Mauricio Gonçalves 09/04/2021
100 anos querendo que o livro não tivesse terminado
O livro é sensacional. Posso até compreender quem o tenha abandonado nas primeiras 100 páginas, não por ser um início ruim, mas devido o livro não ter um objetivo claro inicial como a maioria das obras, onde se identificam personagens, motivações, enredo e ambientação. E aí é que está a mágica desse livro, pra quem o abre, assim como eu, sem saber de nada disso previamente. É uma história simples, uma novela, um acompanhamento do cotidiano, não é o conto clássico do herói, seu passado desconhecido, sua decadência e ascensão. É apenas uma onipresença num cotidiano familiar incrível, cômico, trágico, depressivo, revolucionário e acima de tudo comum, que de certo modo toda família se identifica total ou parcialmente.
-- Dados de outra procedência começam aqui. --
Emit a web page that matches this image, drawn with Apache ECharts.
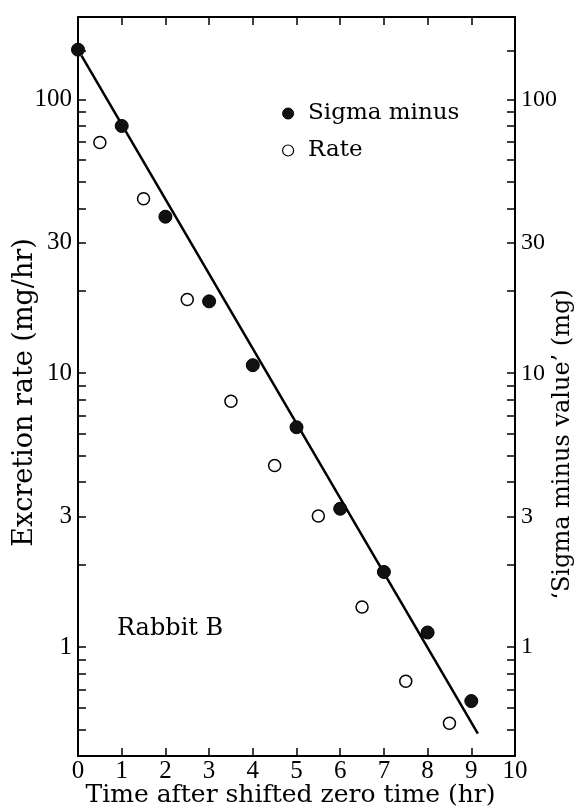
<!DOCTYPE html>
<html><head><meta charset="utf-8">
<script src="https://cdn.jsdelivr.net/npm/echarts@6/dist/echarts.min.js"></script>
<style>html,body{margin:0;padding:0;background:#fff}#c{width:575px;height:812px}</style>
</head><body><div id="c"></div>
<script>
// Data
const sigmaTimes = [0, 1, 2, 3, 4, 5, 6, 7, 8, 9];
const sigmaValues = [152, 80, 37.3, 18.3, 10.7, 6.35, 3.2, 1.88, 1.13, 0.635];
const rateTimes = [0.5, 1.5, 2.5, 3.5, 4.5, 5.5, 6.5, 7.5, 8.5];
const rateValues = [69.6, 43.4, 18.6, 7.9, 4.6, 3.01, 1.40, 0.75, 0.527];
const fitTimes = [0.08, 9.15];
const fitValues = [144.5, 0.483];
const yLabelValues = [1, 3, 10, 30, 100];
const yTickValues = [0.5, 0.6, 0.7, 0.8, 0.9, 1, 2, 3, 4, 5, 6, 7, 8, 9, 10, 20, 30, 40, 50, 60, 70, 80, 90, 100, 150];
const xTickLabels = ['0','1','2','3','4','5','6','7','8','9','10'];

const pairs = (xs, ys) => xs.map((x, i) => [x, ys[i]]);
const serif = 'DejaVu Serif';
const numFont = 'Liberation Serif';

function yAxisDef(position, name, nameGap, nameStyle, labelSize) {
  return {
    type: 'log', logBase: 10, min: 0.4, max: 200, position: position,
    axisLine: { show: true, onZero: false, lineStyle: { color: '#000', width: 2 } },
    axisTick: { show: true, inside: true, length: 8, customValues: yTickValues.slice(),
      lineStyle: { color: '#000', width: 1.5 } },
    axisLabel: { show: true, inside: false, customValues: yLabelValues.slice(), fontFamily: numFont,
      fontSize: labelSize, color: '#000', margin: 6 },
    splitLine: { show: false }, minorTick: { show: false }, minorSplitLine: { show: false },
    name: name, nameLocation: 'middle', nameRotate: 90, nameGap: nameGap, nameMoveOverlap: false,
    nameTextStyle: nameStyle
  };
}

const chart = echarts.init(document.getElementById('c'));
chart.setOption({
  backgroundColor: '#fff',
  animation: false,
  grid: { left: 78, right: 60, top: 17, bottom: 56, containLabel: false, outerBoundsMode: 'none' },
  xAxis: [
    { type: 'value', min: 0, max: 10, interval: 1, position: 'bottom',
      axisLine: { onZero: false, lineStyle: { color: '#000', width: 2 } },
      axisTick: { inside: true, length: 8, lineStyle: { color: '#000', width: 1.5 } },
      axisLabel: { fontFamily: numFont, fontSize: 25, color: '#000', margin: 3,
        formatter: v => xTickLabels[Math.round(v)] },
      splitLine: { show: false },
      name: 'Time after shifted zero time (hr)', nameLocation: 'middle', nameGap: 27, nameMoveOverlap: false,
      nameTextStyle: { fontFamily: serif, fontSize: 25, color: '#000', padding: [0, 12, 0, 0] } },
    { type: 'value', min: 0, max: 10, interval: 1, position: 'top',
      axisLine: { onZero: false, lineStyle: { color: '#000', width: 2 } },
      axisTick: { inside: true, length: 8, lineStyle: { color: '#000', width: 1.5 } },
      axisLabel: { show: false }, splitLine: { show: false } }
  ],
  yAxis: [
    yAxisDef('left', 'Excretion rate (mg/hr)', 40,
      { fontFamily: serif, fontSize: 27, color: '#000', padding: [0, 12, 0, 0] }, 25),
    yAxisDef('right', '\u2018Sigma minus value\u2019 (mg)', 36,
      { fontFamily: serif, fontSize: 24, color: '#000', padding: [0, 116, 0, 0] }, 24)
  ],
  legend: {
    left: 277, top: 97, orient: 'vertical', itemWidth: 30, itemHeight: 11, itemGap: 14,
    textStyle: { fontFamily: serif, fontSize: 23, color: '#000' },
    data: [
      { name: 'Sigma minus', icon: 'circle', itemStyle: { color: '#111', borderColor: '#000', borderWidth: 1 } },
      { name: 'Rate', icon: 'circle', itemStyle: { color: '#fff', borderColor: '#000', borderWidth: 1.2 } }
    ]
  },
  graphic: [
    { type: 'text', left: 117, top: 617, style: { text: 'Rabbit B', fontFamily: serif, fontSize: 24, fill: '#000' } }
  ],
  series: [
    { name: 'fit', type: 'line', data: pairs(fitTimes, fitValues), showSymbol: false, symbol: 'none',
      lineStyle: { color: '#000', width: 2.5 }, z: 1, silent: true },
    { name: 'Sigma minus', type: 'scatter', data: pairs(sigmaTimes, sigmaValues), symbol: 'circle', symbolSize: 13,
      itemStyle: { color: '#111', borderColor: '#000', borderWidth: 1, opacity: 1 }, z: 3 },
    { name: 'Rate', type: 'scatter', data: pairs(rateTimes, rateValues), symbol: 'circle', symbolSize: 12,
      itemStyle: { color: '#fff', borderColor: '#000', borderWidth: 1.5, opacity: 1 }, z: 3 }
  ]
});
</script>
</body></html>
Quando eu digo comum, não falo dos acontecimentos, que são, em grande parte, atípicos. O comum vem das preocupações individuais e da reação às mudanças, que independentes das situações, fazem parte de todo ser humano.
O que para alguns pode parecer confuso também é a escolha dos nomes. A repetição infinita de Josés Arcadios e Aurelianos pode desviar a tenção da leitura, porém é o núcleo de todo o teor cômico do livro e uma vez familiarizado o próprio leitor já quer batizar os personagens que venham a aparecer com os mesmos nomes. Após a leitura acredito ser impossível não querer reler montando graficamente uma árvore genealógica
O livro oscila muito entre a comédia e o drama, inclusive os mistura num enredo que te traz surpresas, risadas e preocupações ao mesmo tempo. Tudo é devidamente medido e preciso (nos dois sentidos), tudo se encaixa de uma maneira primorosa, mesmo com a característica de brincar com a linha do tempo, o que às vezes gera confusão. As idas e vindas súbitas no tempo traz a sensação de início para todas as ações, bem como aumenta o sentimento de onipresença.
Os personagens são excelentes, muito bem trabalhados em suas individualidades e em suas semelhanças, características dos Buendías. Isso faz com que o leitor se apegue demais a todos eles, acabando por compartilhar seus sentimentos. O que muda com o humor do leitor ao longo das páginas. A parte ruim disso é que o final se torna mais triste do que simplesmente ter lido algo triste, é uma despedida sacrificante não só do livro, mas como de todo um universo que o leitor viveu.